Tuesday, October 19, 2010

The Irresponsibility of Law Schools = Fraud in the Inducement?

Brian Tamanaha:
The chart on the top shows the number of applicants law schools admitted (who actually enrolled) from 2001 through 2009. The chart on the bottom shows total law related employment--attorney and non-attorney--from 2001 through 2009. [Note that the charts are not on the same scale; and the labor chart is not limited to lawyers.]

While legal employment has fallen dramatically since 2007 (with a further decline in 2010), law schools, after remaining flat in 2008, increased by 5% the number of students admitted (and enrolled) in 2009. This increase was greater than the percentage increase in applications to law school. (The 2010 admissions numbers are not yet available.)
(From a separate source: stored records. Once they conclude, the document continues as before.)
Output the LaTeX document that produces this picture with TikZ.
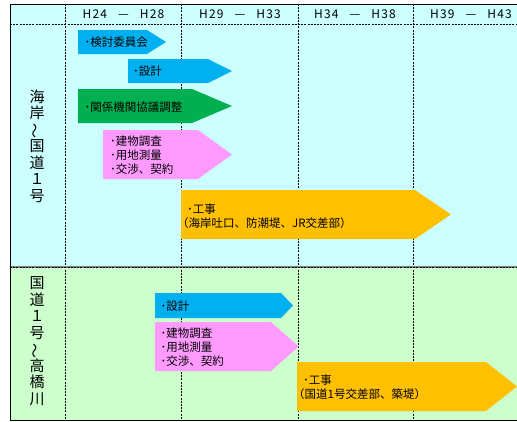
\documentclass[tikz,border=0pt]{standalone}
\usepackage{fontspec}
\setmainfont{Noto Sans CJK JP}
\newfontfamily\hdrfont[LetterSpace=10]{Noto Sans CJK JP}
\definecolor{cyanbg}{HTML}{CCFFFF}
\definecolor{greenbg}{HTML}{CCFFCC}
\definecolor{blueA}{HTML}{00B0F0}
\definecolor{greenA}{HTML}{00B050}
\definecolor{pinkA}{HTML}{FF9BFF}
\definecolor{orangeA}{HTML}{FFC000}
\begin{document}
\begin{tikzpicture}[x=1pt,y=-1pt,
  gridline/.style={black, line width=0.6pt, dash pattern=on 2pt off 1.2pt},
  lbl/.style={anchor=west, inner sep=0pt, font=\fontsize{11.5}{14}\selectfont, align=left},
  hdr/.style={inner sep=0pt, font=\hdrfont\fontsize{12}{14}\selectfont},
  side/.style={inner sep=0pt, align=center, font=\fontsize{15}{16.5}\selectfont}]
\useasboundingbox (0,0) rectangle (517,421);
% backgrounds
\fill[cyanbg] (10,4) rectangle (517,267);
\fill[greenbg] (10,267) rectangle (517,420);
% grid
\draw[gridline] (10,24) -- (517,24);
\foreach \gx in {65,181,298,413} {\draw[gridline] (\gx,4) -- (\gx,420);}
\draw[gray, line width=1.4pt] (10,267) -- (517,267);
\draw[gridline] (10,267) -- (517,267);
\draw[black, line width=0.9pt] (517,4) -- (10,4) -- (10,420) -- (517,420);
% headers
\node[hdr] (h1) at (123.5,14) {H24\hspace{11pt}—\hspace{11pt}H28};
\node[hdr] (h2) at (240,14) {H29\hspace{11pt}—\hspace{11pt}H33};
\node[hdr] (h3) at (355,14) {H34\hspace{11pt}—\hspace{11pt}H38};
\node[hdr] (h4) at (471,14) {H39\hspace{11pt}—\hspace{11pt}H43};
% side labels
\node[side] (s1) at (37,146) {海\\岸\\\rotatebox[origin=c]{90}{～}\\国\\道\\１\\号};
\node[side] (s2) at (37,341) {国\\道\\１\\号\\\rotatebox[origin=c]{90}{～}\\高\\橋\\川};
% upper section
\fill[blueA] (78,30) -- (147,30) -- (166,42) -- (147,54) -- (78,54) -- cycle;
\node[lbl] (a1) at (84.5,42) {･検討委員会};
\fill[blueA] (128,59) -- (208,59) -- (232,71) -- (208,83) -- (128,83) -- cycle;
\node[lbl] (a2) at (133,71) {･設計};
\fill[greenA] (78,89) -- (192,89) -- (232,106) -- (192,123) -- (78,123) -- cycle;
\node[lbl] (a3) at (84.5,107.5) {･関係機関協議調整};
\fill[pinkA] (103,130) -- (198,130) -- (232,154.5) -- (198,179) -- (103,179) -- cycle;
\node[lbl] (a4) at (110,155) {･建物調査\\･用地測量\\･交渉、契約};
\fill[orangeA] (181,190) -- (415,190) -- (451,214.5) -- (415,239) -- (181,239) -- cycle;
\node[lbl] (a5) at (187,216) {･工事\\\hspace*{-10pt}（海岸吐口、防潮堤、JR交差部）};
% lower section
\fill[blueA] (155,293) -- (281,293) -- (293,305.5) -- (281,318) -- (155,318) -- cycle;
\node[lbl] (b1) at (160.5,306) {･設計};
\fill[pinkA] (155,322) -- (271,322) -- (298.7,346.5) -- (271,371) -- (155,371) -- cycle;
\node[lbl] (b2) at (160.5,347) {･建物調査\\･用地測量\\･交渉、契約};
\fill[orangeA] (297,362) -- (486,362) -- (517,386.5) -- (486,411) -- (297,411) -- cycle;
\node[lbl] (b3) at (303,387) {･工事\\\hspace*{-10pt}（国道1号交差部、築堤）};
\end{tikzpicture}
\end{document}
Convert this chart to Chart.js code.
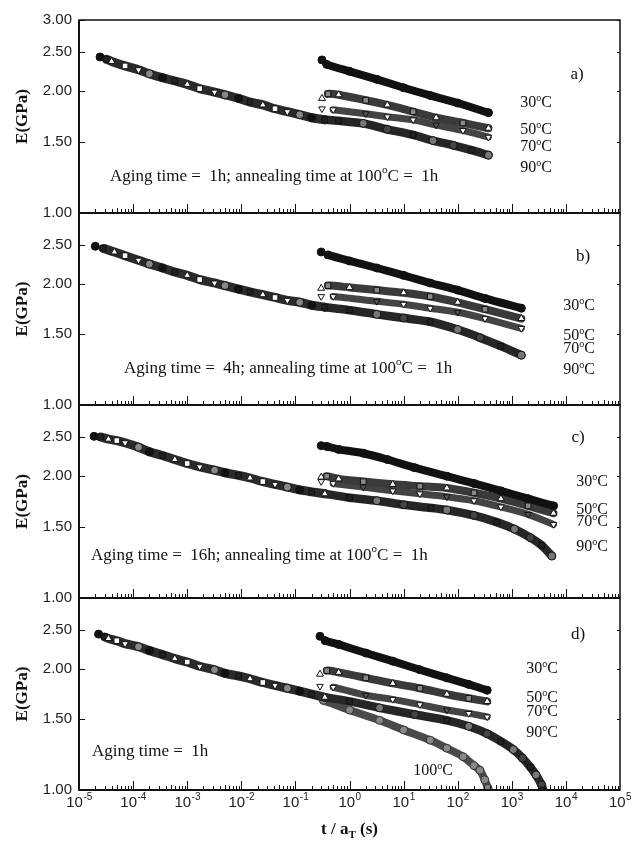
<!DOCTYPE html>
<html>
<head>
<meta charset="utf-8">
<script src="https://cdn.jsdelivr.net/npm/chart.js@4.4.0/dist/chart.umd.min.js"></script>
<style>
  body { margin: 0; background: #fff; }
  #wrap { position: relative; width: 633px; height: 844px; }
  #wrap canvas { position: absolute; left: 0; top: 0; }
</style>
</head>
<body>
<div id="wrap">
  <canvas id="pa" width="633" height="844"></canvas>
  <canvas id="pb" width="633" height="844"></canvas>
  <canvas id="pc" width="633" height="844"></canvas>
  <canvas id="pd" width="633" height="844"></canvas>
</div>
<script>
// [t / aT (s), E (GPa)]
const masterA = [[2.45e-5,2.43],[3.2e-5,2.40],[4.0e-5,2.37],[7.1e-5,2.31],[1.26e-4,2.26],[2.0e-4,2.21],[3.5e-4,2.16],[5.9e-4,2.12],[1.0e-3,2.08],[1.7e-3,2.03],[3.2e-3,1.99],[5.0e-3,1.96],[8.9e-3,1.92],[1.45e-2,1.88],[2.5e-2,1.85],[4.2e-2,1.81],[7.1e-2,1.78],[0.12,1.75],[0.2,1.72],[0.35,1.70]];
const t30A = [[0.31,2.39],[0.38,2.33],[1.0,2.24],[3.2,2.14],[10,2.04],[32,1.95],[100,1.87],[370,1.77]];
const t50A = [[0.31,1.92],[0.40,1.97],[0.63,1.96],[2.0,1.90],[5.0,1.85],[15,1.78],[40,1.72],[125,1.67],[370,1.62]];
const t70A = [[0.31,1.81],[0.5,1.80],[2.0,1.76],[5.0,1.73],[15,1.70],[40,1.65],[125,1.60],[370,1.54]];
const t90A = [[0.35,1.70],[0.63,1.69],[1.8,1.665],[5.0,1.61],[15,1.56],[35,1.51],[83,1.47],[180,1.43],[370,1.39]];

const masterB = [[2.0e-5,2.48],[2.8e-5,2.45],[4.5e-5,2.40],[7.1e-5,2.35],[1.26e-4,2.29],[2.0e-4,2.24],[3.5e-4,2.19],[5.9e-4,2.14],[1.0e-3,2.10],[1.7e-3,2.05],[3.2e-3,2.01],[5.0e-3,1.98],[8.9e-3,1.94],[1.45e-2,1.91],[2.5e-2,1.88],[4.2e-2,1.85],[7.1e-2,1.82],[0.12,1.80],[0.2,1.77],[0.35,1.75]];
const t30B = [[0.30,2.40],[0.40,2.36],[1.0,2.28],[3.2,2.19],[10,2.10],[31,2.01],[100,1.93],[320,1.84],[1500,1.74]];
const t50B = [[0.30,1.95],[0.40,1.98],[1.0,1.96],[3.2,1.93],[10,1.90],[31,1.86],[100,1.80],[320,1.73],[1500,1.64]];
const t70B = [[0.30,1.86],[0.5,1.86],[3.2,1.81],[10,1.78],[31,1.74],[100,1.70],[320,1.64],[1500,1.55]];
const t90B = [[0.35,1.75],[1.0,1.72],[3.2,1.68],[10,1.645],[31,1.61],[100,1.54],[260,1.47],[630,1.40],[1500,1.33]];

const masterC = [[1.9e-5,2.51],[2.5e-5,2.50],[3.5e-5,2.47],[5.0e-5,2.45],[7.1e-5,2.42],[1.26e-4,2.36],[2.0e-4,2.30],[3.5e-4,2.25],[5.9e-4,2.20],[1.0e-3,2.15],[1.7e-3,2.11],[3.2e-3,2.07],[5.0e-3,2.04],[8.9e-3,2.01],[1.45e-2,1.98],[2.5e-2,1.94],[4.2e-2,1.91],[7.1e-2,1.88],[0.12,1.85],[0.2,1.83],[0.35,1.81]];
const t30C = [[0.30,2.38],[0.38,2.37],[0.63,2.33],[1.8,2.28],[5.0,2.20],[16,2.10],[63,2.00],[200,1.92],[630,1.84],[2000,1.76],[5900,1.69]];
const t50C = [[0.30,1.99],[0.38,2.00],[0.63,1.97],[1.8,1.94],[6.3,1.91],[20,1.89],[63,1.87],[200,1.82],[630,1.76],[2000,1.69],[5900,1.62]];
const t70C = [[0.30,1.94],[0.5,1.92],[1.8,1.88],[6.3,1.84],[20,1.81],[63,1.78],[200,1.74],[630,1.68],[2000,1.61],[5900,1.52]];
const t90C = [[0.35,1.81],[1.0,1.77],[3.2,1.74],[10,1.70],[32,1.67],[63,1.65],[200,1.60],[525,1.54],[1120,1.48],[2200,1.41],[3550,1.35],[5500,1.27]];

const masterD = [[2.3e-5,2.44],[3.0e-5,2.40],[3.5e-5,2.38],[5.0e-5,2.35],[7.1e-5,2.31],[1.26e-4,2.27],[2.0e-4,2.22],[3.5e-4,2.17],[5.9e-4,2.12],[1.0e-3,2.08],[1.7e-3,2.03],[3.2e-3,1.99],[5.0e-3,1.95],[8.9e-3,1.92],[1.45e-2,1.89],[2.5e-2,1.85],[4.2e-2,1.82],[7.1e-2,1.79],[0.12,1.76],[0.2,1.73],[0.35,1.70]];
const t30D = [[0.285,2.41],[0.355,2.35],[0.63,2.30],[2.0,2.19],[6.3,2.09],[20,1.99],[63,1.90],[160,1.83],[350,1.77]];
const t50D = [[0.285,1.94],[0.38,1.98],[0.63,1.96],[2.0,1.90],[6.3,1.84],[20,1.79],[63,1.73],[160,1.69],[350,1.66]];
const t70D = [[0.285,1.81],[0.5,1.80],[2.0,1.72],[6.3,1.68],[20,1.63],[63,1.58],[160,1.55],[350,1.52]];
const t90D = [[0.35,1.70],[1.0,1.66],[3.6,1.60],[16,1.54],[63,1.49],[160,1.44],[350,1.38],[630,1.32],[1070,1.26],[1580,1.20],[2200,1.14],[2800,1.09],[3550,1.03],[3800,1.00]];
const t100D = [[0.33,1.67],[1.0,1.58],[3.6,1.49],[10,1.41],[31,1.33],[63,1.27],[126,1.21],[200,1.15],[257,1.12],[316,1.06],[363,1.01]];

const yTicksTop = [1, 1.5, 2, 2.5, 3];
const yTicks = [1, 1.5, 2, 2.5];
const xDecades = [-5, -4, -3, -2, -1, 0, 1, 2, 3, 4, 5];
const tempLabels = ['30°C', '50°C', '70°C', '90°C'];
const notes = [
  'Aging time =  1h; annealing time at 100°C =  1h',
  'Aging time =  4h; annealing time at 100°C =  1h',
  'Aging time =  16h; annealing time at 100°C =  1h',
  'Aging time =  1h'
];

const panels = [
  { id: 'pa', top: 20, bottom: 213, ticks: yTicksTop, master: masterA, s30: t30A, s50: t50A, s70: t70A, s90: t90A,
    tag: 'a)', tagAt: [577, 73], tempX: 536, tempY: [102, 129, 146, 167], note: notes[0], noteAt: [110, 175] },
  { id: 'pb', top: 213, bottom: 405, ticks: yTicks, master: masterB, s30: t30B, s50: t50B, s70: t70B, s90: t90B,
    tag: 'b)', tagAt: [583, 255], tempX: 579, tempY: [305, 335, 348, 369], note: notes[1], noteAt: [124, 367] },
  { id: 'pc', top: 405, bottom: 598, ticks: yTicks, master: masterC, s30: t30C, s50: t50C, s70: t70C, s90: t90C,
    tag: 'c)', tagAt: [578, 436], tempX: 592, tempY: [481, 509, 521, 546], note: notes[2], noteAt: [91, 554] },
  { id: 'pd', top: 598, bottom: 790, ticks: yTicks, master: masterD, s30: t30D, s50: t50D, s70: t70D, s90: t90D, s100: t100D,
    tag: 'd)', tagAt: [578, 633], tempX: 542, tempY: [668, 697, 711, 732], note: notes[3], noteAt: [92, 750], last: true }
];

const SERIF = '"Liberation Serif", "Times New Roman", serif';
const SANS = '"Liberation Sans", Arial, sans-serif';

// text with the degree sign drawn as a raised small "o"
function supText(ctx, str, x, y, size, align, font) {
  const parts = str.split('°');
  const big = size + 'px ' + font, small = Math.round(size * 0.62) + 'px ' + font;
  let w = 0;
  parts.forEach((p, i) => {
    ctx.font = big; w += ctx.measureText(p).width;
    if (i < parts.length - 1) { ctx.font = small; w += ctx.measureText('o').width; }
  });
  let cx = align === 'center' ? x - w / 2 : x;
  const base = y + size * 0.33;
  parts.forEach((p, i) => {
    ctx.font = big; ctx.fillText(p, cx, base); cx += ctx.measureText(p).width;
    if (i < parts.length - 1) {
      ctx.font = small; ctx.fillText('o', cx, base - size * 0.42); cx += ctx.measureText('o').width;
    }
  });
}

const framePlugin = {
  id: 'frame',
  afterDatasetsDraw(chart, args, o) {
    const { ctx, chartArea: a } = chart;
    const x = chart.scales.x, y = chart.scales.y;
    const p = o.panel;
    ctx.save();
    ctx.strokeStyle = '#111';
    ctx.lineWidth = 1;
    ctx.beginPath();
    xDecades.slice(0, -1).forEach(e => {
      for (let m = 1; m < 10; m++) {
        const px = Math.round(x.getPixelForValue(m * Math.pow(10, e))) + 0.5;
        const len = m === 1 ? 9 : (m === 5 ? 5 : 4);
        ctx.moveTo(px, a.bottom); ctx.lineTo(px, a.bottom - len);
      }
    });
    p.ticks.forEach(v => {
      const py = Math.round(y.getPixelForValue(v)) + 0.5;
      ctx.moveTo(a.left, py); ctx.lineTo(a.left + 6, py);
      ctx.moveTo(a.right, py); ctx.lineTo(a.right - 3, py);
    });
    ctx.stroke();

    ctx.lineWidth = 1.5;
    ctx.strokeRect(a.left, a.top, a.right - a.left, a.bottom - a.top);
    ctx.lineWidth = 2;
    ctx.beginPath();
    ctx.moveTo(a.left, a.top); ctx.lineTo(a.left, a.bottom); ctx.lineTo(a.right, a.bottom);
    ctx.stroke();

    ctx.fillStyle = '#111';
    ctx.textAlign = 'left';
    ctx.textBaseline = 'alphabetic';
    supText(ctx, p.tag, p.tagAt[0], p.tagAt[1], 17, 'center', SERIF);
    tempLabels.forEach((t, i) => supText(ctx, t, p.tempX, p.tempY[i], 16, 'center', SERIF));
    supText(ctx, p.note, p.noteAt[0], p.noteAt[1], 17, 'left', SERIF);
    if (p.last) {
      supText(ctx, '100°C', 433, 770, 16, 'center', SERIF);
      // x tick labels 10^n
      xDecades.forEach(e => {
        const px = x.getPixelForValue(Math.pow(10, e));
        ctx.font = '15px ' + SANS;
        const w1 = ctx.measureText('10').width;
        ctx.font = '10px ' + SANS;
        const w2 = ctx.measureText(String(e)).width;
        const sx = px - (w1 + w2) / 2;
        ctx.font = '15px ' + SANS;
        ctx.fillStyle = '#222';
        ctx.fillText('10', sx, a.bottom + 17);
        ctx.font = '10px ' + SANS;
        ctx.fillText(String(e), sx + w1 + 0.5, a.bottom + 10);
      });
      // x title t / aT (s)
      ctx.fillStyle = '#111';
      const b1 = 'bold 17px ' + SERIF, b2 = 'bold 11px ' + SERIF;
      ctx.font = b1; const wa = ctx.measureText('t / a').width;
      ctx.font = b2; const wb = ctx.measureText('T').width;
      ctx.font = b1; const wc = ctx.measureText(' (s)').width;
      let sx = (a.left + a.right) / 2 - (wa + wb + wc) / 2;
      const by = a.bottom + 44;
      ctx.font = b1; ctx.fillText('t / a', sx, by); sx += wa;
      ctx.font = b2; ctx.fillText('T', sx, by + 4); sx += wb;
      ctx.font = b1; ctx.fillText(' (s)', sx, by);
    }
    ctx.restore();
  }
};

const cyc = (arr) => (c) => arr[c.dataIndex % arr.length];
const gapFirst = { borderColor: c => (c.p0DataIndex === 0 ? 'rgba(0,0,0,0)' : undefined) };

function series(pts, look) {
  return Object.assign({
    data: pts.map(([t, e]) => ({ x: t, y: e })),
    showLine: true,
    tension: 0.25,
    borderCapStyle: 'round',
    borderJoinStyle: 'round',
    pointBorderWidth: 1,
    pointBorderColor: '#111'
  }, look);
}

const lookMaster = {
  borderColor: '#2b2b2b', borderWidth: 9, pointRadius: 4, segment: gapFirst,
  pointStyle: cyc(['circle', 'rect', 'triangle', 'rect', 'triangle', 'circle']),
  pointRotation: cyc([0, 0, 0, 0, 180, 0]),
  pointBackgroundColor: cyc(['#111', '#222', '#fff', '#fff', '#fff', '#888'])
};
const look30 = { borderColor: '#111', borderWidth: 8, pointRadius: 4, pointStyle: 'circle', pointBackgroundColor: '#111', segment: gapFirst };
const look50 = {
  borderColor: '#3a3a3a', borderWidth: 8, pointRadius: 4, segment: gapFirst,
  pointStyle: cyc(['triangle', 'rect']), pointBackgroundColor: cyc(['#fff', '#888'])
};
const look70 = {
  borderColor: '#444', borderWidth: 7, pointRadius: 3.8, segment: gapFirst,
  pointStyle: 'triangle', pointRotation: 180, pointBackgroundColor: cyc(['#fff', '#fff', '#555'])
};
const look90 = {
  borderColor: '#262626', borderWidth: 8.5, pointRadius: 4,
  pointStyle: cyc(['circle', 'rect', 'circle']), pointBackgroundColor: cyc(['#444', '#222', '#777'])
};
const look100 = { borderColor: '#4a4a4a', borderWidth: 8, pointRadius: 4, pointStyle: 'circle', pointBackgroundColor: '#888', pointBorderColor: '#333' };

panels.forEach(p => {
  const datasets = [
    series(p.s30, look30),
    series(p.s50, look50),
    series(p.s70, look70),
    series(p.master, lookMaster),
    series(p.s90, look90)
  ];
  if (p.s100) datasets.push(series(p.s100, look100));

  new Chart(document.getElementById(p.id), {
    type: 'scatter',
    data: { datasets },
    options: {
      responsive: false,
      animation: false,
      layout: { padding: { left: 0, right: 13, top: p.top, bottom: 844 - p.bottom } },
      plugins: { legend: { display: false }, tooltip: { enabled: false }, frame: { panel: p } },
      scales: {
        x: { type: 'logarithmic', min: 1e-5, max: 1e5, display: false },
        y: {
          type: 'logarithmic', min: 1, max: 3,
          afterBuildTicks: s => { s.ticks = p.ticks.map(v => ({ value: v })); },
          afterFit: s => { s.width = 79; },
          grid: { display: false, drawTicks: false },
          border: { display: false },
          ticks: { padding: 7, color: '#222', font: { family: SANS, size: 15 }, callback: v => Number(v).toFixed(2) },
          title: { display: true, text: 'E(GPa)', color: '#111', font: { family: SERIF, size: 17, weight: 'bold' }, padding: { top: 12 } }
        }
      }
    },
    plugins: [framePlugin]
  });
});
</script>
</body>
</html>
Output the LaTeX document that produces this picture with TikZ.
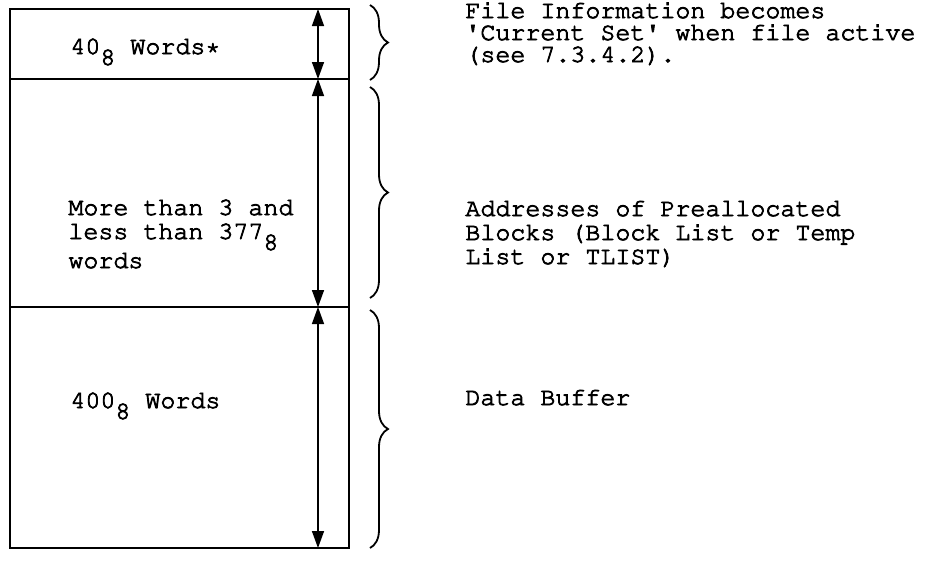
\documentclass[tikz,border=0pt]{standalone}
\usepackage[T1]{fontenc}
\usepackage{courier}
\usetikzlibrary{arrows.meta,decorations.pathreplacing}
\newcommand\oct{\raisebox{-5.5pt}{8}}
\newcommand\inked{\special{pdf:literal direct 2 Tr 0.4 w}}
\lineskiplimit=-20pt
\tikzset{
  txt/.style={anchor=base west, inner sep=0pt, align=left,
    font=\ttfamily\fontsize{12.5}{#1}\selectfont\inked},
  txt/.default=12pt,
  dim/.style={{Triangle[length=8.5pt,width=6pt]}-{Triangle[length=8.5pt,width=6pt]},
    line width=.75pt},
  curly/.style={decorate, decoration={brace, amplitude=9pt}, line width=.9pt},
}
\begin{document}
\begin{tikzpicture}[x=.5pt,y=-.5pt]
  \useasboundingbox (0,0) rectangle (950,563);
  % the three parts of the file block
  \draw[line width=1pt] (10,9) rectangle (349,548);
  \foreach \y in {79,307}
    \draw[line width=1pt] (10,\y) -- (349,\y);
  % size arrows
  \foreach \y [count=\i] in {9,79,307,548}
    \coordinate (m\i) at (318,\y);
  \foreach \i/\j in {1/2,2/3,3/4}
    \draw[dim] (m\i) -- (m\j);
  % braces
  \foreach \a/\b [count=\i] in {5/80,87/298,310/548}{
    \coordinate (b\i) at (370,\a);
    \coordinate (e\i) at (370,\b);
    \draw[curly] (b\i) -- (e\i);
  }
  % sizes (base anchor = last line)
  \node[txt] (hdr) at (70,54) {40\oct{} Words*};
  \node[txt] (lst) at (68,268) {More than 3 and\\less than 377\oct\\[2.5pt]words};
  \node[txt] (buf) at (70,408) {400\oct{} Words};
  % what each part holds
  \node[txt=11pt] (info) at (465,62)
    {File Information becomes\\\textquotesingle Current Set\textquotesingle{} when file active\\(see 7.3.4.2).};
  \node[txt] (addr) at (465,264)
    {Addresses of Preallocated\\Blocks (Block List or Temp\\List or TLIST)};
  \node[txt] (data) at (465,405) {Data Buffer};
\end{tikzpicture}
\end{document}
Law schools thus responded to the worst recession in the legal market in at least two decades by letting in more law students.
Law schools are enticing this increasing numbers of students into the legal world (and financial servitude) in large part by misrepresenting employment expectations. Things have gotten so bad, the ABA is now being called on to force law schools to be fully transparent in their employment statistics in order to maintain their ABA accreditation. I think this is a much needed step.
Do U.S. law schools need to be more transparent with their employment data?

Yes. At least that seems to be the growing consensus among everyone in the world — outside of law school deans — who routinely trot out a litany of reasons why providing such data would be burdensome, inconvenient, impossible, etc.

The rationale behind the sentiment: that schools are loathe to accurately reflect their job-placement rates, and that applicants are being sold false bills of goods...

At this point, schools have to disclose to the ABA what percentage of their graduates are employed nine months after graduation. But they don’t have to disclose whether students have part-time jobs, full-time jobs, jobs paid for by their law school or jobs that don’t require a J.D.

The Truth in Law School Education resolution could come sooner, said David Wolfe, the chairman of the ABA’s Young Lawyers Division. If it passed, schools would be required to disclose employment and cost information in order to keep their ABA accreditation. That information would be sent to applicants along with their letters of acceptance.

“It’s still in the works, but it will link the requirement to disclose employment and cost information with accreditation,” he said. “You would get that information with your letter of acceptance to a law school. We want people to go to law school with their eyes open.”...

“There’s a total lack of awareness out there. They hear these astronomical salaries which reflect just the top 3 percent of students who go to the top 10 law firms.”
I would also like to see them provide more accurate pictures of salary distributions. If one student comes out making $160,000 per year and two come out making $40,000 per year, schools can show their average income as being $80,000 per year. The two students making $40,000 per year who borrowed $100,000 to go to law school are going to feel duped and find themselves in a financial disaster.

What distinguishes current law school marketing from fraud in the inducement? It might not meet up to all the legal requirements for fraud, but conceptually it seems to come awfully close.

(HT Empirical Legal Studies)


Anonymous said...

Could not happen to a nicer bunch of people!

David said...

The distribution thing is a nice idea, but tricky to measure. For example, my girlfriend is graduating law school and has a clerkship lined up for next year. Clerkships typically pay about $50K and last for a year: they are stepping stones to better positions and law firms (jobs of which are usually secured in the summer before your final year of school). That big pile mound of $50K in the distribution graph is surely composed of many clerkships. Like a student who will make money in the future once they graduate, I don't consider them "poor" in the same way as a person who'll be working their current (relativity) low-paying job in the near future.

The distribution problem is not easy to solve: when do you measure? Graduates can go in a clerkship immediately, work at a firm and go in later, skip the clerkship altogether, never do either, or do a clerkship and then do something outside of a law firm. I suppose distributions at 1 year, 3 years, and 5 years out of school would do the trick?